Senior year I lived on zucchini and onion over rice. Though now I’m much more aware that white rice is far from healthy, I do recommend something simple like that if you’re intimidated by the idea of cooking anything more complex than a bagel. And if you don’t like zucchini or onion, substitute the veggies of your choice!
Here’s how I did it:
-Cook the rice. Put 1 part rice, 2 parts water on the stove and bring it to a boil. Once the water begins to boil, turn the burner down to its lowest setting and cover. Let the rice simmer until all the water is absorbed, stirring occasionally. How long it takes will depend on how much rice you’re cooking and what kind, but for reference, one cup of white rice generally takes about 15 minutes.
-Heat a little olive oil in your frying pan. While that’s heating, chop up your veggies. Put them in the pan and add some garlic salt.
-Cook the veggies in the frying pan until they have a little brown to them.
-Serve the veggies and rice together. Add some more garlic salt if you want.
Stock up on spices
It took me years to realize how much spices can make or break a meal. So stock up on the ones you like. And don’t be fooled by the price tag on some of the fancy organic ones. You can find the same spices cheaply both in stores and online.

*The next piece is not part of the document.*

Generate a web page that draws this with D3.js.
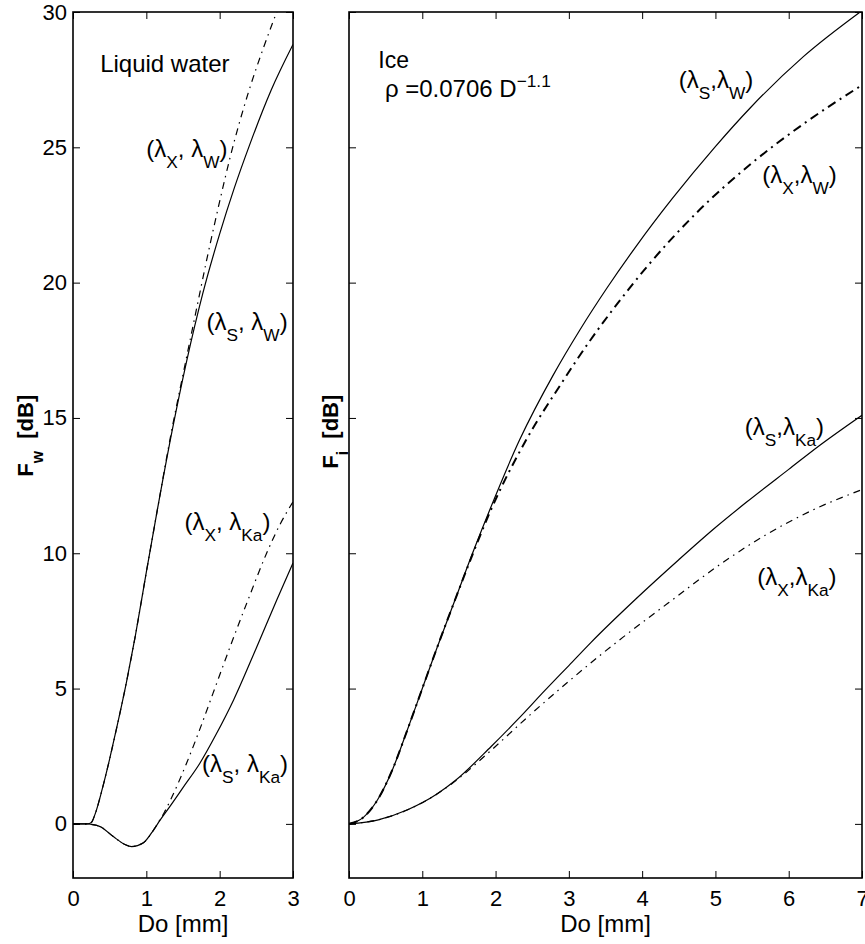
<!DOCTYPE html>
<html>
<head>
<meta charset="utf-8">
<script src="https://cdn.jsdelivr.net/npm/d3@7"></script>
<style>
body { margin: 0; background: #fff; }
text { font-family: "Liberation Sans", Arial, Helvetica, sans-serif; fill: #000; }
</style>
</head>
<body>
<svg width="865" height="944"></svg>
<script>
const width = 865;
const height = 944;

// ---- data: [Do (mm), F (dB)] ----
// liquid water panel
const waterSW = [[0,0],[0.2,0],[0.25,0.05],[0.3,0.35],[0.4,1.3],[0.5,2.4],[0.6,3.6],[0.73,5.25],[0.85,6.95],[1.0,9.3],
  [1.15,11.6],[1.35,14.5],[1.55,17.1],[1.77,19.6],[2.0,21.8],[2.2,23.5],[2.41,25.1],[2.7,27.1],[3.0,28.8]];
const waterXW = [[0,0],[0.2,0],[0.25,0.05],[0.3,0.35],[0.4,1.3],[0.5,2.4],[0.6,3.6],[0.73,5.25],[0.85,6.95],[1.0,9.3],
  [1.15,11.6],[1.35,14.6],[1.5,16.6],[1.69,19.1],[1.82,20.8],[2.0,23.0],[2.14,24.6],[2.4,27.1],[2.6,28.7],[2.85,30.5]];
const waterSKa = [[0,0],[0.2,0],[0.25,-0.02],[0.37,-0.1],[0.55,-0.47],[0.7,-0.75],[0.8,-0.84],[0.96,-0.7],[1.1,-0.22],
  [1.19,0.15],[1.32,0.64],[1.5,1.34],[1.73,2.24],[1.95,3.3],[2.19,4.58],[2.5,6.5],[2.78,8.28],[3.0,9.64]];
const waterXKa = [[0,0],[0.2,0],[0.25,-0.02],[0.37,-0.1],[0.55,-0.47],[0.7,-0.75],[0.8,-0.84],[0.96,-0.7],[1.1,-0.22],
  [1.19,0.17],[1.25,0.45],[1.35,1.0],[1.55,2.25],[1.73,3.5],[1.91,4.83],[2.15,6.6],[2.39,8.3],[2.64,10.0],[2.82,11.05],[3.0,11.9]];

// ice panel
const iceSW = [[0,0],[0.2,0.25],[0.39,0.89],[0.6,2.05],[0.76,3.2],[1.0,5.0],[1.2,6.5],[1.45,8.3],[1.7,10.1],[1.92,11.6],
  [2.33,14.2],[2.79,16.6],[3.15,18.25],[3.52,19.8],[3.92,21.35],[4.41,23.1],[4.99,25.0],[5.49,26.5],[6.2,28.35],[7.0,30.05]];
const iceXW = [[0,0],[0.2,0.25],[0.39,0.89],[0.6,2.05],[0.76,3.2],[1.0,5.0],[1.2,6.5],[1.45,8.3],[1.7,10.05],[1.92,11.5],
  [2.42,14.2],[2.88,16.2],[3.3,17.9],[3.67,19.25],[4.07,20.6],[4.75,22.6],[5.49,24.4],[6.22,25.9],[7.0,27.3]];
const iceSKa = [[0,0],[0.4,0.15],[0.8,0.52],[1.2,1.1],[1.45,1.6],[1.94,2.86],[2.3,3.85],[2.68,4.95],[3.0,5.85],[3.3,6.7],
  [3.91,8.3],[4.5,9.76],[5.0,10.95],[5.43,11.9],[6.0,13.1],[6.43,14.0],[7.0,15.1]];
const iceXKa = [[0,0],[0.4,0.15],[0.8,0.52],[1.2,1.1],[1.45,1.58],[1.94,2.72],[2.48,4.05],[3.0,5.27],[3.45,6.28],[3.74,6.9],
  [4.35,8.15],[5.15,9.75],[5.7,10.7],[6.33,11.6],[7.0,12.35]];

const waterXTicks = [0, 1, 2, 3];
const iceXTicks = [0, 1, 2, 3, 4, 5, 6, 7];
const yTicks = [0, 5, 10, 15, 20, 25, 30];

const svg = d3.select('svg');

const y = d3.scaleLinear().domain([-2, 30]).range([878, 12]);
const xWater = d3.scaleLinear().domain([0, 3]).range([73, 293]);
const xIce = d3.scaleLinear().domain([0, 7]).range([349, 862]);

// text with sub/superscripts, parts = [[str, 'sub'|'sup'|undefined], ...]
const richText = (g, x, yy, parts, size, weight) => {
  const t = g.append('text')
    .attr('x', x).attr('y', yy)
    .attr('font-size', size)
    .attr('font-weight', weight || 'normal');
  let shift = 0;
  parts.forEach(p => {
    const target = p[1] === 'sub' ? size * 0.45 : p[1] === 'sup' ? -size * 0.42 : 0;
    t.append('tspan')
      .attr('dy', target - shift)
      .attr('font-size', p[1] ? size * 0.72 : size)
      .text(p[0]);
    shift = target;
  });
  return t;
};

const panel = (xScale, xTicks, showYLabels, id) => {
  const g = svg.append('g');
  const [x0, x1] = xScale.range();
  const [y1, y0] = y.range();

  svg.append('clipPath').attr('id', id)
    .append('rect').attr('x', x0).attr('y', y0).attr('width', x1 - x0).attr('height', y1 - y0);

  const bottom = g.append('g').attr('transform', `translate(0,${y1})`)
    .call(d3.axisBottom(xScale).tickValues(xTicks).tickSize(-7).tickPadding(12).tickFormat(d3.format('d')));
  const top = g.append('g').attr('transform', `translate(0,${y0})`)
    .call(d3.axisTop(xScale).tickValues(xTicks).tickSize(-7).tickFormat(''));
  const left = g.append('g').attr('transform', `translate(${x0},0)`)
    .call(d3.axisLeft(y).tickValues(yTicks).tickSize(-7).tickPadding(6)
      .tickFormat(showYLabels ? d3.format('d') : ''));
  const right = g.append('g').attr('transform', `translate(${x1},0)`)
    .call(d3.axisRight(y).tickValues(yTicks).tickSize(-7).tickFormat(''));

  [bottom, top, left, right].forEach(a => {
    a.select('.domain').remove();
    a.selectAll('line').attr('stroke', '#000').attr('stroke-width', 1);
    a.selectAll('text').attr('font-size', 22).attr('fill', '#000')
      .style('font-family', '"Liberation Sans", Arial, sans-serif');
  });

  g.append('rect')
    .attr('x', x0).attr('y', y0).attr('width', x1 - x0).attr('height', y1 - y0)
    .attr('fill', 'none').attr('stroke', '#000').attr('stroke-width', 1.6);

  g.append('text')
    .attr('x', (x0 + x1) / 2).attr('y', 932)
    .attr('text-anchor', 'middle').attr('font-size', 24)
    .text('Do [mm]');

  return g;
};

const line = xScale => d3.line()
  .x(d => xScale(d[0]))
  .y(d => y(d[1]))
  .curve(d3.curveMonotoneX);

const drawCurve = (g, xScale, data, dashed, sw, clipId) => {
  g.append('path')
    .datum(data)
    .attr('d', line(xScale))
    .attr('fill', 'none')
    .attr('stroke', '#000')
    .attr('stroke-width', sw)
    .attr('stroke-dasharray', dashed ? (sw > 1.5 ? '9,5,2,5' : '7,5,1.5,5') : null)
    .attr('clip-path', `url(#${clipId})`);
};

// ---- left panel: liquid water ----
const gw = panel(xWater, waterXTicks, true, 'clipW');
drawCurve(gw, xWater, waterSW, false, 1.2, 'clipW');
drawCurve(gw, xWater, waterXW, true, 1.2, 'clipW');
drawCurve(gw, xWater, waterSKa, false, 1.2, 'clipW');
drawCurve(gw, xWater, waterXKa, true, 1.2, 'clipW');

richText(gw, xWater(0.37), y(27.8), [['Liquid water']], 24);
richText(gw, xWater(1.0), y(24.65), [['(λ'], ['X', 'sub'], [', λ'], ['W', 'sub'], [')']], 24);
richText(gw, xWater(1.82), y(18.25), [['(λ'], ['S', 'sub'], [', λ'], ['W', 'sub'], [')']], 24);
richText(gw, xWater(1.52), y(10.86), [['(λ'], ['X', 'sub'], [', λ'], ['Ka', 'sub'], [')']], 24);
richText(gw, xWater(1.76), y(1.92), [['(λ'], ['S', 'sub'], [', λ'], ['Ka', 'sub'], [')']], 24);

const yl1 = richText(gw, 0, 0, [['F'], ['w', 'sub'], ['  [dB]']], 22, 'bold');
yl1.attr('transform', `translate(33,${y(14.6) + 48}) rotate(-90)`).attr('xml:space', 'preserve');

// ---- right panel: ice ----
const gi = panel(xIce, iceXTicks, false, 'clipI');
drawCurve(gi, xIce, iceSW, false, 1.2, 'clipI');
drawCurve(gi, xIce, iceXW, true, 2.0, 'clipI');
drawCurve(gi, xIce, iceSKa, false, 1.2, 'clipI');
drawCurve(gi, xIce, iceXKa, true, 1.2, 'clipI');

richText(gi, xIce(0.4), y(27.93), [['Ice']], 23);
richText(gi, xIce(0.49), y(26.86), [['ρ =0.0706 D'], ['−1.1', 'sup']], 24);
richText(gi, xIce(4.5), y(27.19), [['(λ'], ['S', 'sub'], [',λ'], ['W', 'sub'], [')']], 24);
richText(gi, xIce(5.64), y(23.68), [['(λ'], ['X', 'sub'], [',λ'], ['W', 'sub'], [')']], 24);
richText(gi, xIce(5.4), y(14.37), [['(λ'], ['S', 'sub'], [',λ'], ['Ka', 'sub'], [')']], 24);
richText(gi, xIce(5.57), y(8.83), [['(λ'], ['X', 'sub'], [',λ'], ['Ka', 'sub'], [')']], 24);

const yl2 = richText(gi, 0, 0, [['F'], ['i', 'sub'], ['  [dB]']], 22, 'bold');
yl2.attr('transform', `translate(338,${y(14.6) + 40}) rotate(-90)`).attr('xml:space', 'preserve');
</script>
</body>
</html>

Buy in bulk if you have space
This is one I wish I’d known in college. I ate so much rice, but I bought the smallest bags available. A bigger bag would have been more expensive immediately, but it would have saved me money in the long run. While realistically I could not have one of those ten pound bags of rice in my campus apartment, I could have bought the five pound bag once every couple months instead of the one pound bag on most shopping trips.
Utilize your freezer
Push the vodka aside and use that space for some food! Keep a few frozen dinners on hand for the nights when you really don’t feel like cooking something but don’t have the cash for takeout. On nights you do make dinner, make a little extra and freeze it for later. This will help you eat better down the line.
A little planning can keep you from going hungry or mooching off your friend’s meal plan. Do you have any other suggestions for succeeding post-meal plan?